14 April 2021

TPI reports progress on global transition to low-carbon economy

Most global companies assessed by the Transition Pathway Initiative (TPI) have basic carbon management practices in place, but most companies are still not taking a truly strategic approach to the issue, the report reveals.

© Unsplash/Nuno Marques

The TPI State of Transition Report 2021 assessed 401 companies, referred to as the TPI universe, representing 16% of global market value and a much larger share of global greenhouse gas emissions from listed companies.

The report shows that despite the lack of strategic approaches implemented to tackle the issue, most companies in the TPI universe have implemented basic carbon management practices such as policy commitment to act on climate change and disclosure of operational greenhouse gas emissions.

The average Management Quality score – assessing companies’ climate governance – of the 401 companies in the TPI universe is 2.6, which is slightly over halfway between ‘building capacity on climate change’ (Level 2) and ‘integrating climate change into operational decision-making’ (Level 3). Strategic carbon governance and management practices are found at Level 4.

TPI states that there has been limited progress among companies scored previously. The average Management Quality score of the TPI universe is marginally lower that last year, when it was 2.7. However, this is partly attributable to the addition of new companies to the universe – companies added over the last year average only 2.0. This is associated with their relatively small size and concentration in emerging markets.

According to the report, 69% of companies have stayed on the same Management Quality level, 17% have moved up at least one level, while 14% have moved down at least one level.

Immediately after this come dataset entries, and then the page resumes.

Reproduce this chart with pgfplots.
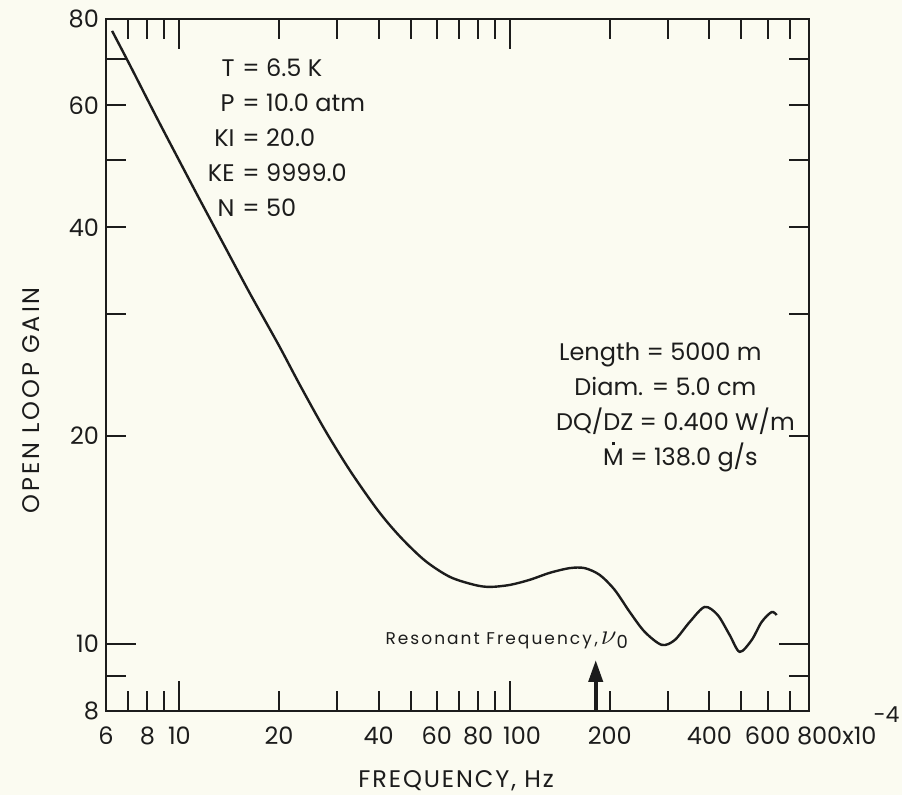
\documentclass[border=0pt]{standalone}
\usepackage{fontspec}
\setmainfont{Poppins}
\newfontfamily\spaced[LetterSpace=12]{Poppins}
\newfontfamily\wide[LetterSpace=8]{Poppins}
\newfontfamily\wider[LetterSpace=12]{Poppins}
\usepackage{pgfplots}
\pgfplotsset{compat=1.18}
\usetikzlibrary{arrows.meta,backgrounds}
\definecolor{paper}{RGB}{251,251,241}
\definecolor{ink}{RGB}{28,28,28}
% M with a dot above (dot drawn as a small rule)
\newcommand\Mdot{\leavevmode\setbox0\hbox{M}\hbox to \wd0{\hss\smash{\raisebox{9.8pt}{\rule{1.7pt}{1.7pt}}}\hss}\kern-\wd0 M}

\begin{document}
\begin{tikzpicture}
\begin{axis}[
  xmode=log, ymode=log,
  scale only axis, width=351.5pt, height=346pt,
  xmin=6, xmax=800, ymin=8, ymax=80,
  clip=false,
  axis line style={line width=1pt, ink},
  tick align=inside,
  major tick length=10pt, minor tick length=10pt,
  every tick/.style={line width=1pt, ink},
  xtick={6,8,10,20,40,60,80,100,200,400,600,800},
  xticklabels={6,8,10,20,40,60,80,
    {\makebox[0pt][l]{\kern-3.5pt 100}},200,400,600,
    {\makebox[0pt][l]{\kern-6pt 800x10\kern-1.5pt\smash{\raisebox{11pt}{\fontsize{11}{12}\selectfont -4}}}}},
  minor xtick={7,9,30,50,70,90,300,500,700},
  ytick={8,10,20,40,60,80},
  yticklabels={8,10,20,40,60,80},
  minor ytick={9,30,50,70},
  extra x ticks={10,100}, extra x tick labels={},
  extra x tick style={major tick length=15pt},
  extra y ticks={10}, extra y tick labels={},
  extra y tick style={major tick length=15pt},
  xticklabel style={font=\fontsize{12}{14}\selectfont, text=ink, yshift=-4.5pt},
  yticklabel style={font=\fontsize{12}{14}\selectfont, text=ink},
  xlabel={FREQUENCY, Hz},
  ylabel={OPEN LOOP GAIN},
  xlabel style={at={(axis description cs:0.498,-0.110)}, anchor=base, font=\wide\fontsize{12}{14}\selectfont, text=ink},
  ylabel style={at={(axis description cs:-0.107,0.449)}, anchor=center, font=\wider\fontsize{12}{14}\selectfont, text=ink},
]
\addplot[ink, line width=1.2pt, smooth, tension=0.5] coordinates {
  (6.26,76.9) (7.09,68.6) (8.56,57.5) (10.04,49.7) (11.54,43.8)
  (13.73,37.5) (16.34,32.1) (19.99,27.0) (23.1,23.7) (27.5,20.4)
  (32.8,17.8) (39.8,15.6) (46.4,14.3) (55.2,13.2) (65.7,12.5)
  (78.1,12.17) (86.8,12.09) (99.7,12.17) (114.6,12.38) (131.7,12.67)
  (151.3,12.87) (168.0,12.87) (186.5,12.58) (206.9,11.97) (229.8,11.12)
  (255.0,10.41) (287.0,9.97) (314.2,10.13) (348.8,10.76) (387.2,11.31)
  (423.8,11.01) (460.7,10.30) (493.9,9.74) (536.8,10.13) (575.5,10.76)
  (616.8,11.12) (638.9,11.01)
};
% resonant frequency arrow
\draw[ink, line width=2pt, -{Triangle[width=7pt,length=11pt]}] (axis cs:181.3,8) -- (axis cs:181.3,9.48);
\node[anchor=base west, inner sep=0, text=ink, font=\spaced\fontsize{8.5}{10}\selectfont]
  at (rel axis cs:0.397,0.0954) {Resonant Frequency\,,\,{\normalfont\fontsize{14}{14}\selectfont$\nu$}\raisebox{-2pt}{\normalfont\fontsize{9}{9}\selectfont 0}};
% parameter block, upper left
\node[anchor=base east, inner sep=0, text=ink, font=\fontsize{12}{17.5}\selectfont]
  at (rel axis cs:0.1835,0.9162) {\begin{tabular}[t]{@{}r@{}}T\\P\\KI\\KE\\N\end{tabular}};
\node[anchor=base west, inner sep=0, text=ink, font=\fontsize{12}{17.5}\selectfont]
  at (rel axis cs:0.1935,0.9162) {\begin{tabular}[t]{@{}l@{}}= 6.5 K\\= 10.0 atm\\= 20.0\\= 9999.0\\= 50\end{tabular}};
% parameter block, right
\node[anchor=base west, inner sep=0, text=ink, font=\fontsize{12}{17.5}\selectfont]
  at (rel axis cs:0.8009,0.5072) {\begin{tabular}[t]{@{}c@{}}
    \makebox[0pt]{\kern-10pt Length = 5000 m}\\
    \makebox[0pt]{\kern-5pt Diam. = 5.0 cm}\\
    \makebox[0pt]{\kern5pt DQ/DZ = 0.400 W/m}\\
    \makebox[0pt]{\kern10pt \Mdot\ = 138.0 g/s}\end{tabular}};
\coordinate (BL) at (rel axis cs:-0.1508,-0.1214);
\coordinate (TR) at (rel axis cs:1.1323,1.0275);
\end{axis}
\begin{scope}[on background layer]
\fill[paper] (BL) rectangle (TR);
\end{scope}
\end{tikzpicture}
\end{document}
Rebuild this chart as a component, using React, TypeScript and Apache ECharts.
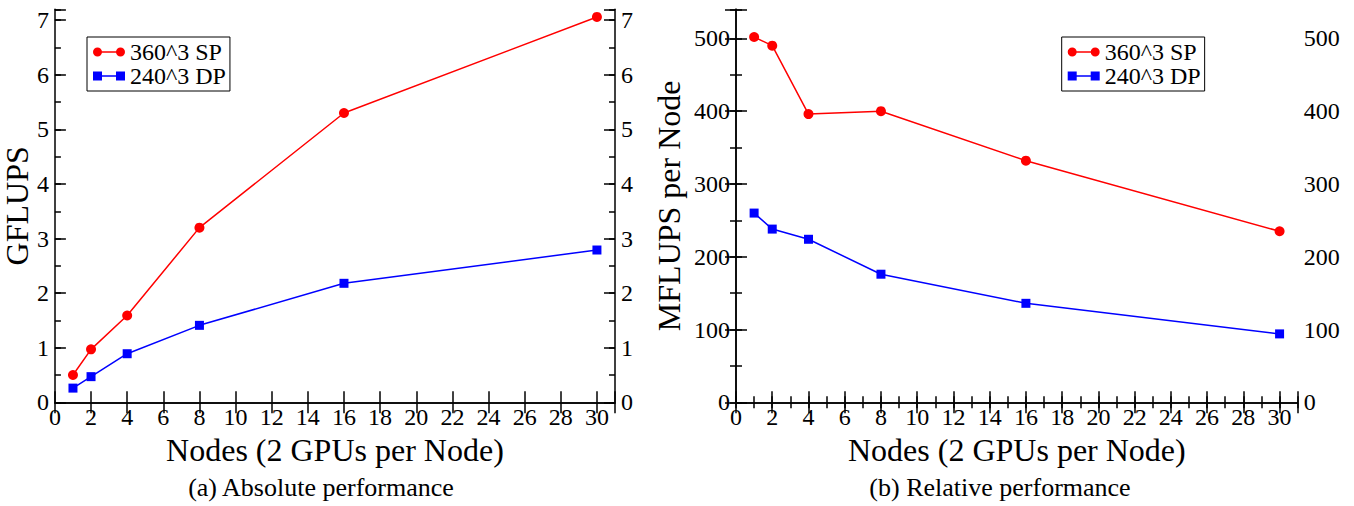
import React, { useEffect, useRef } from "react";
import * as echarts from "echarts";

const nodes = [1, 2, 4, 8, 16, 30];
const absSP = [0.5, 0.97, 1.59, 3.2, 5.3, 7.06];
const absDP = [0.26, 0.47, 0.89, 1.41, 2.18, 2.79];
const relSP = [502, 490, 396, 400, 332, 235];
const relDP = [260, 238, 224, 176, 136, 94];
const seriesNames = ["360^3 SP", "240^3 DP"];
const xTitle = "Nodes (2 GPUs per Node)";
const yTitleA = "GFLUPS";
const yTitleB = "MFLUPS per Node";
const captions = ["(a) Absolute performance", "(b) Relative performance"];

const FONT = "Liberation Serif";
const RED = "#ff0000";
const BLUE = "#0000ff";

const circIcon =
  "path://M0,4.5 A4.5,4.5 0 1 1 9,4.5 A4.5,4.5 0 1 1 0,4.5 Z M23,4.5 A4.5,4.5 0 1 1 32,4.5 A4.5,4.5 0 1 1 23,4.5 Z M4,3.75 L28,3.75 L28,5.25 L4,5.25 Z";
const sqIcon =
  "path://M0,0 L9,0 L9,9 L0,9 Z M23,0 L32,0 L32,9 L23,9 Z M4,3.75 L28,3.75 L28,5.25 L4,5.25 Z";

const zip = (xs: number[], ys: number[]) => xs.map((x, i) => [x, ys[i]]);

export default function App() {
  const ref = useRef<HTMLDivElement>(null);
  useEffect(() => {
    if (!ref.current) return;
    const chart = echarts.init(ref.current, undefined, { renderer: "svg" });

    const axisLine = { show: true, lineStyle: { color: "#000", width: 1.5 } };
    const labelStyle = { fontFamily: FONT, fontSize: 24, color: "#000" };
    const nameStyle = { fontFamily: FONT, fontSize: 32, color: "#000" };

    const xMajor = (grid: number, pos: "top" | "bottom", labels: boolean) => ({
      type: "value",
      gridIndex: grid,
      position: pos,
      min: 0,
      max: 31,
      interval: 2,
      axisLine,
      splitLine: { show: false },
      axisTick: { show: true, inside: true, length: 11, lineStyle: { color: "#000", width: 1.5 } },
      axisLabel: labels
        ? { show: true, margin: 3, ...labelStyle, formatter: (v: number) => (v % 2 === 0 ? String(v) : "") }
        : { show: false },
      name: labels ? xTitle : "",
      nameLocation: "middle",
      nameGap: 24,
      nameTextStyle: nameStyle,
    });
    const xMinor = (grid: number, pos: "top" | "bottom") => ({
      type: "value",
      gridIndex: grid,
      position: pos,
      min: 0,
      max: 31,
      interval: 1,
      axisLine: { show: false },
      splitLine: { show: false },
      axisTick: { show: true, inside: true, length: 6, lineStyle: { color: "#000", width: 1.5 } },
      axisLabel: { show: false },
    });
    const yMajor = (
      grid: number,
      pos: "left" | "right",
      max: number,
      interval: number,
      name: string,
      nameGap: number
    ) => ({
      type: "value",
      gridIndex: grid,
      position: pos,
      min: 0,
      max,
      interval,
      axisLine,
      splitLine: { show: false },
      axisTick: { show: true, inside: true, length: 11, lineStyle: { color: "#000", width: 1.5 } },
      axisLabel: {
        show: true,
        margin: 6,
        ...labelStyle,
        formatter: (v: number) => (Math.abs(v / interval - Math.round(v / interval)) < 1e-6 ? String(v) : ""),
      },
      name,
      nameLocation: "middle",
      nameGap,
      nameTextStyle: nameStyle,
    });
    const yMinor = (grid: number, pos: "left" | "right", max: number, interval: number) => ({
      type: "value",
      gridIndex: grid,
      position: pos,
      min: 0,
      max,
      interval,
      axisLine: { show: false },
      splitLine: { show: false },
      axisTick: { show: true, inside: true, length: 6, lineStyle: { color: "#000", width: 1.5 } },
      axisLabel: { show: false },
    });

    const legendCommon = {
      orient: "vertical",
      top: 37,
      itemWidth: 32,
      itemHeight: 9,
      itemGap: 0,
      padding: [3, 4, 3, 6],
      borderColor: "#000",
      borderWidth: 1,
      backgroundColor: "#fff",
      itemStyle: { borderWidth: 0 },
      textStyle: { fontFamily: FONT, fontSize: 24, color: "#000", lineHeight: 23 },
      data: [
        { name: seriesNames[0], icon: circIcon },
        { name: seriesNames[1], icon: sqIcon },
      ],
      selectedMode: false,
    };

    const mkSeries = (name: string, data: number[][], color: string, symbol: string, size: number, xi: number, yi: number) => ({
      type: "line",
      name,
      data,
      xAxisIndex: xi,
      yAxisIndex: yi,
      symbol,
      symbolSize: size,
      showSymbol: true,
      color,
      lineStyle: { color, width: 1.5 },
      itemStyle: { color, borderWidth: 0 },
      z: 3,
    });

    chart.setOption({
      animation: false,
      backgroundColor: "#fff",
      grid: [
        { left: 53.3, top: 9.3, width: 561.7, height: 393, containLabel: false },
        { left: 736, top: 9.3, width: 561.7, height: 393, containLabel: false },
      ],
      xAxis: [
        xMajor(0, "bottom", true),
        xMajor(0, "top", false),
        xMajor(1, "bottom", true),
        xMinor(1, "bottom"),
        xMajor(1, "top", false),
        xMinor(1, "top"),
      ],
      yAxis: [
        yMajor(0, "left", 7.2, 1, yTitleA, 17),
        yMinor(0, "left", 7.2, 0.5),
        yMajor(0, "right", 7.2, 1, "", 0),
        yMinor(0, "right", 7.2, 0.5),
        yMajor(1, "left", 540, 100, yTitleB, 51),
        yMinor(1, "left", 540, 50),
        yMajor(1, "right", 540, 100, "", 0),
        yMinor(1, "right", 540, 50),
      ],
      legend: [
        { ...legendCommon, left: 87 },
        { ...legendCommon, left: 1061.7 },
      ],
      series: [
        mkSeries(seriesNames[0], zip(nodes, absSP), RED, "circle", 10, 0, 0),
        mkSeries(seriesNames[1], zip(nodes, absDP), BLUE, "rect", 9, 0, 0),
        mkSeries(seriesNames[0], zip(nodes, relSP), RED, "circle", 10, 2, 4),
        mkSeries(seriesNames[1], zip(nodes, relDP), BLUE, "rect", 9, 2, 4),
      ],
      graphic: [
        {
          type: "text",
          x: 321,
          y: 487,
          style: {
            text: captions[0],
            fontFamily: FONT,
            fontSize: 26,
            fill: "#000",
            textAlign: "center",
            textVerticalAlign: "middle",
          },
        },
        {
          type: "text",
          x: 1000,
          y: 487,
          style: {
            text: captions[1],
            fontFamily: FONT,
            fontSize: 26,
            fill: "#000",
            textAlign: "center",
            textVerticalAlign: "middle",
          },
        },
      ],
    });
    return () => chart.dispose();
  }, []);
  return (
    <div
      ref={ref}
      style={{ position: "fixed", left: 0, top: 0, width: 1354, height: 506, background: "#fff" }}
    />
  );
}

Most movement is between Levels 3 and 4 and it goes in both directions.

‘Companies appear to be struggling to maintain their performance against key indicators at the corporate–policy interface, [particularly] in terms of support for climate policy and disclosure of climate lobbying by trade associations,’ the report reads.

In measure of how current and future emissions align with the goals of the Paris Agreement, the report states that for carbon performance, 15% of companies now align with the most ambitious Below 2°C benchmark in 2050, 2% align with 2°C, but 47% do not align with any of the benchmarks and 16% provide insufficient disclosure.

TPI suggests that now they have more data, they can see a clearer, though still imperfect, correlation emerging between Management Quality and carbon performance.

Beata Bienkowska, Research Deputy and Project Lead at TPI, says, ‘The 2021 UN Climate Change Conference (COP26) is an opportunity for companies to accelerate their efforts by setting ambitious emissions reduction targets, both long-term and intermediate, and to implement strategic carbon management and governance practices.

‘Next year we hope to see a much higher share of sectoral leaders – those at Management Quality Level 4 or 4* and aligned with the Below 2°C benchmark in 2050.’